Hausgeräte-Herstellern fürchten Imageproblem

Bislang nicht erfüllt hat sich die Hoffnung der Ahrensburger, mit Hausgeräte-Herstellern ins Geschäft zu kommen, die den Käufern von Wäschetrocknern, Wasch- und Spülmaschinen oder Kühlschränken ein Mehr an Brandschutz bieten wollen, indem sie Löschampullen einbauen.
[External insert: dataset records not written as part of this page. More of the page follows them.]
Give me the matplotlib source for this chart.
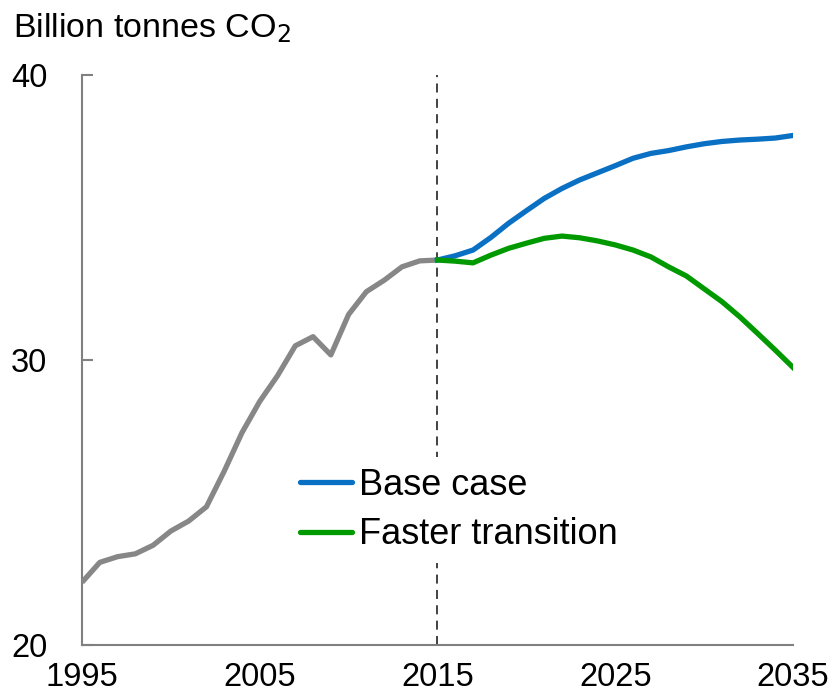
import numpy as np
import matplotlib.pyplot as plt

hist_years = list(range(1995, 2016))
hist_vals = [22.2, 22.9, 23.1, 23.2, 23.5, 24.0, 24.35, 24.85, 26.1, 27.45, 28.55,
             29.45, 30.5, 30.82, 30.18, 31.6, 32.4, 32.8, 33.27, 33.48, 33.51]

proj_years = list(range(2015, 2036))
base_case = [33.51, 33.66, 33.86, 34.3, 34.8, 35.24, 35.67, 36.02, 36.32, 36.57, 36.82,
             37.08, 37.25, 37.35, 37.48, 37.59, 37.67, 37.72, 37.75, 37.79, 37.88]
faster = [33.51, 33.47, 33.41, 33.68, 33.92, 34.1, 34.27, 34.35, 34.29, 34.18, 34.04,
          33.86, 33.62, 33.27, 32.95, 32.5, 32.05, 31.52, 30.94, 30.35, 29.74]

xticks = [1995, 2005, 2015, 2025, 2035]
yticks = [20, 30, 40]

plt.rcParams['font.family'] = ['Liberation Sans', 'DejaVu Sans']

fig = plt.figure(figsize=(8.35, 6.95), dpi=100)
ax = fig.add_axes([0.0982, 0.0719, 0.8515, 0.8201])

ax.axvline(2015, color='#333333', lw=1.3, ls=(0, (5, 3.5)), zorder=1)
ax.plot(hist_years, hist_vals, color='#878787', lw=3.8, solid_capstyle='butt', zorder=3)
ax.plot(proj_years, base_case, color='#0A70C4', lw=3.8, label='Base case', zorder=3)
ax.plot(proj_years, faster, color='#009A00', lw=3.8, label='Faster transition', zorder=4)

ax.set_xlim(1995, 2035)
ax.set_ylim(20, 40)
ax.set_xticks(xticks)
ax.set_yticks(yticks)
for s in ['top', 'right']:
    ax.spines[s].set_visible(False)
for s in ['left', 'bottom']:
    ax.spines[s].set_color('#808080')
    ax.spines[s].set_linewidth(1.5)

ax.tick_params(axis='y', direction='in', length=8, width=1.5, color='#808080',
               labelsize=23.5, pad=25)
ax.tick_params(axis='x', length=0, labelsize=23.5, pad=12.5)

fig.text(0.015, 0.946, 'Billion tonnes CO$_2$', fontsize=24.5, ha='left', va='baseline')

leg = ax.legend(loc='upper left', bbox_to_anchor=(0.291, 0.33), fontsize=26,
                frameon=True, facecolor='white', edgecolor='none', framealpha=1,
                handlelength=1.45, handletextpad=0.2, labelspacing=0.4,
                borderpad=0.3, borderaxespad=0)
for line in leg.get_lines():
    line.set_linewidth(3.8)
    line.set_solid_capstyle('round')

fig.savefig('out.png', dpi=100)
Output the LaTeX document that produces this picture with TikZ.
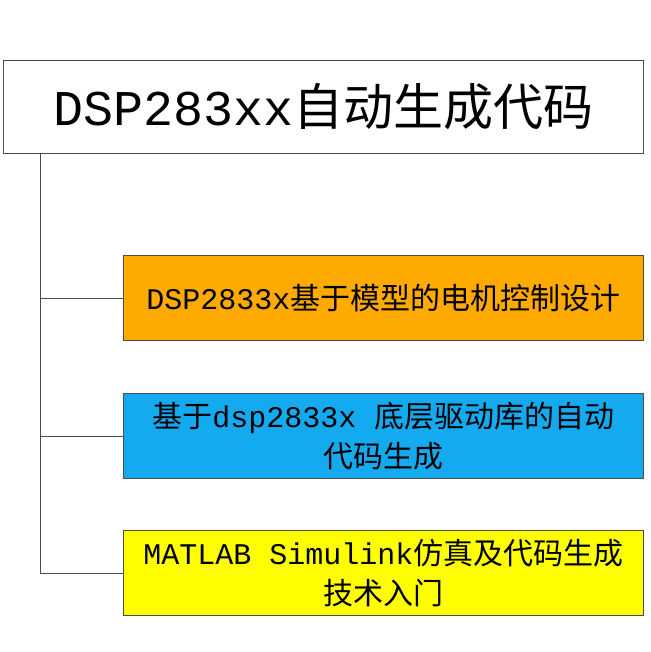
\documentclass[tikz,border=0pt]{standalone}
\usepackage{fontspec}
\setmainfont{Noto Sans CJK SC}
\newfontfamily\lat{Liberation Mono}
\begin{document}
\begin{tikzpicture}[x=1pt,y=-1pt,
  box/.style={draw=black!70,line width=0.8pt,minimum width=520pt,minimum height=85pt,anchor=north west,align=center,font=\fontsize{30}{40}\selectfont,inner sep=0pt},
  conn/.style={draw=black!70,line width=0.8pt}]
\useasboundingbox (0,0) rectangle (650,652);
\node[draw=black!70,line width=0.8pt,minimum width=640pt,minimum height=93pt,anchor=north west,font=\fontsize{50}{56}\selectfont,inner sep=0pt] (t) at (3,60) {{\lat DSP283xx}自动生成代码};
\node[box,fill={rgb,255:red,255;green,170;blue,0}] (a) at (123,255) {{\lat DSP2833x}基于模型的电机控制设计};
\node[box,fill={rgb,255:red,20;green,170;blue,240}] (b) at (123,393) {基于{\lat dsp2833x }底层驱动库的自动\\代码生成};
\node[box,fill={rgb,255:red,255;green,255;blue,0}] (c) at (123,530) {{\lat MATLAB Simulink}仿真及代码生成\\技术入门};
\coordinate (s) at (40,153);
\draw[conn] (s) |- (c.west);
\draw[conn] (s) |- (a.west);
\draw[conn] (s) |- (b.west);
\end{tikzpicture}
\end{document}
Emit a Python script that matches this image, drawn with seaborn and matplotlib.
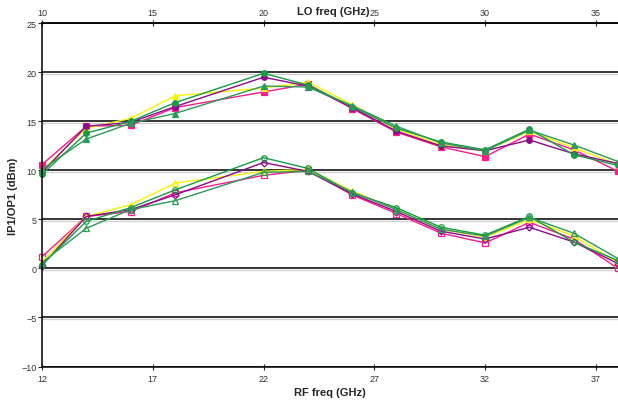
import matplotlib
matplotlib.use("Agg")
import matplotlib.pyplot as plt
import seaborn as sns
import pandas as pd

# RF frequency points (GHz); LO = RF - 2
rf_freq = [12, 14, 16, 18, 22, 24, 26, 28, 30, 32, 34, 36, 38]

# IP1 (filled markers, upper group)
ip1_pink = [10.6, 14.5, 14.6, 16.4, 18.0, 18.8, 16.3, 13.9, 12.4, 11.4, 13.7, 12.1, 9.9]
ip1_yellow = [10.0, 14.3, 15.3, 17.6, 18.4, 19.0, 16.7, 14.2, 12.6, 12.0, 14.0, 12.3, 10.6]
ip1_purple = [9.8, 14.5, 14.9, 16.5, 19.5, 18.6, 16.4, 14.0, 12.5, 12.0, 13.1, 11.7, 10.7]
ip1_green = [9.6, 13.8, 15.0, 16.9, 19.9, 18.7, 16.5, 14.3, 12.9, 12.1, 14.2, 11.6, 10.5]
ip1_green_tri = [10.1, 13.2, 14.8, 15.8, 18.6, 18.5, 16.6, 14.5, 12.8, 12.0, 14.1, 12.6, 10.9]

# OP1 (open markers, lower group)
op1_pink = [1.2, 5.3, 5.8, 7.7, 9.5, 10.0, 7.5, 5.6, 3.6, 2.6, 4.7, 3.0, 0.0]
op1_yellow = [0.7, 5.3, 6.5, 8.7, 9.9, 10.1, 7.9, 6.0, 4.0, 3.2, 5.0, 3.3, 0.6]
op1_purple = [0.3, 5.3, 6.0, 7.5, 10.8, 9.9, 7.6, 5.8, 3.8, 3.0, 4.2, 2.7, 0.5]
op1_green = [0.4, 4.8, 6.2, 8.0, 11.3, 10.2, 7.7, 6.2, 4.2, 3.4, 5.3, 2.7, 0.8]
op1_green_tri = [0.6, 4.1, 6.0, 6.9, 9.8, 9.9, 7.8, 6.0, 4.0, 3.3, 5.2, 3.6, 1.0]

pink = "#FF1A8C"
yellow = "#F5F500"
purple = "#8B0A8B"
green = "#189A45"
green2 = "#2C9A58"

series = [
    (ip1_pink, pink, "s", True),
    (ip1_yellow, yellow, "^", True),
    (ip1_purple, purple, "o", True),
    (ip1_green, green, "o", True),
    (ip1_green_tri, green2, "^", True),
    (op1_pink, pink, "s", False),
    (op1_yellow, yellow, "^", False),
    (op1_purple, purple, "D", False),
    (op1_green, green, "o", False),
    (op1_green_tri, green2, "^", False),
]

sns.set_style("white")
plt.rcParams['font.family'] = ['Liberation Sans', 'DejaVu Sans']

fig = plt.figure(figsize=(6.18, 4.02), dpi=100)
ax = fig.add_axes([42 / 618, 1 - 367.5 / 402, 576 / 618, (367.5 - 24.3) / 402])

for vals, col, mk, filled in series:
    df = pd.DataFrame({"rf": rf_freq, "val": vals})
    ms = 4 if mk != "D" else 3.5
    sns.lineplot(data=df, x="rf", y="val", ax=ax, color=col, marker=mk,
                 markersize=ms, linewidth=1.0, markeredgecolor=col,
                 markerfacecolor=col if filled else "none",
                 markeredgewidth=0.9, clip_on=False)

ax.set_xlim(12, 38)
ax.set_ylim(-10, 25)
ax.set_yticks(range(-10, 26, 5))
ax.set_xticks(range(12, 38, 5))
ax.yaxis.grid(True, color="black", linewidth=1.1)
ax.set_axisbelow(True)
for y in range(-5, 25, 5):
    ax.axhline(y - 0.12, color="#cfcfcf", linewidth=0.9, zorder=0)

for s in ["left", "bottom", "top"]:
    ax.spines[s].set_color("black")
    ax.spines[s].set_linewidth(1.1)
ax.spines["right"].set_visible(False)

ax.tick_params(axis="y", direction="out", length=3, labelsize=6.5,
               labelcolor="#333333", left=True, pad=1)
ax.tick_params(axis="x", direction="inout", length=5, labelsize=6.5,
               labelcolor="#333333", bottom=True, pad=3)

sec = ax.secondary_xaxis("top", functions=(lambda x: x - 2, lambda x: x + 2))
sec.set_xticks(range(10, 37, 5))
sec.tick_params(direction="inout", length=5, labelsize=6.5, labelcolor="#333333", pad=2)
sec.spines["top"].set_linewidth(1.1)

ax.set_xlabel("RF freq (GHz)", fontsize=8, fontweight="bold", labelpad=3)
ax.set_ylabel("IP1/OP1 (dBm)", fontsize=8, fontweight="bold", labelpad=2)
fig.text(333 / 618, 1 - 12 / 402, "LO freq (GHz)", fontsize=8, fontweight="bold",
         ha="center", va="center")

fig.savefig("out.png", dpi=100)
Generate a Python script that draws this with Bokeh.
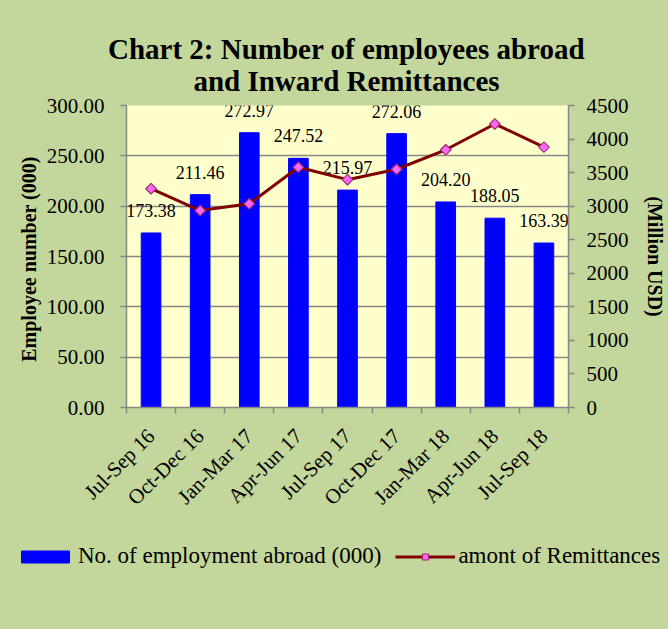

Die Produzenten der sogenannten weißen Ware scheuten die Kosten eines E-Bulbs von „einigen, wenigen Euro“ pro Stück, ist Müllers Erfahrung. Zudem fürchteten sie offenbar ein Imageproblem: „Wir hören von Herstellern immer wieder: ,Unsere Geräte brennen grundsätzlich nicht. Wenn wir trotzdem eine Löschampulle einbauen, glauben die Kunden, das sei notwendig.’“

JOB-Geschäftsführer hofft auf Mini-Feuerlöscher-Pflicht

Die Ahrensburger versuchen nun mittels einer eigens in Auftrag gegebenen repräsentativen Umfrage einen Sinneswandel bei potenziellen Großabnehmern zu befeuern. Das Meinungsforschungsinstitut Forsa kommt in ihr unter anderem zum Ergebnis, dass mehr als die Hälfte der befragten Verbraucher Angst vor einem durch elektrische Geräte ausgelösten Brand hat, 82 Prozent ein Gerät mit eingebauter Feuerstopp-Funktion bevorzugen würden und ein knappes Drittel bereit wäre, dafür mehr als 30 Euro zusätzlich zu zahlen.

Am liebsten wäre ihm natürlich, da ist der Vorsitzende der weltweiten Sprinklerindustrie und JOB-Geschäftsführer ganz offen, wenn der Einbau von Mini-Feuerlöschern in Haushaltsgeräten zur Pflicht würde. So wie es Rauchwarnmelder in Wohnungen bereits sind.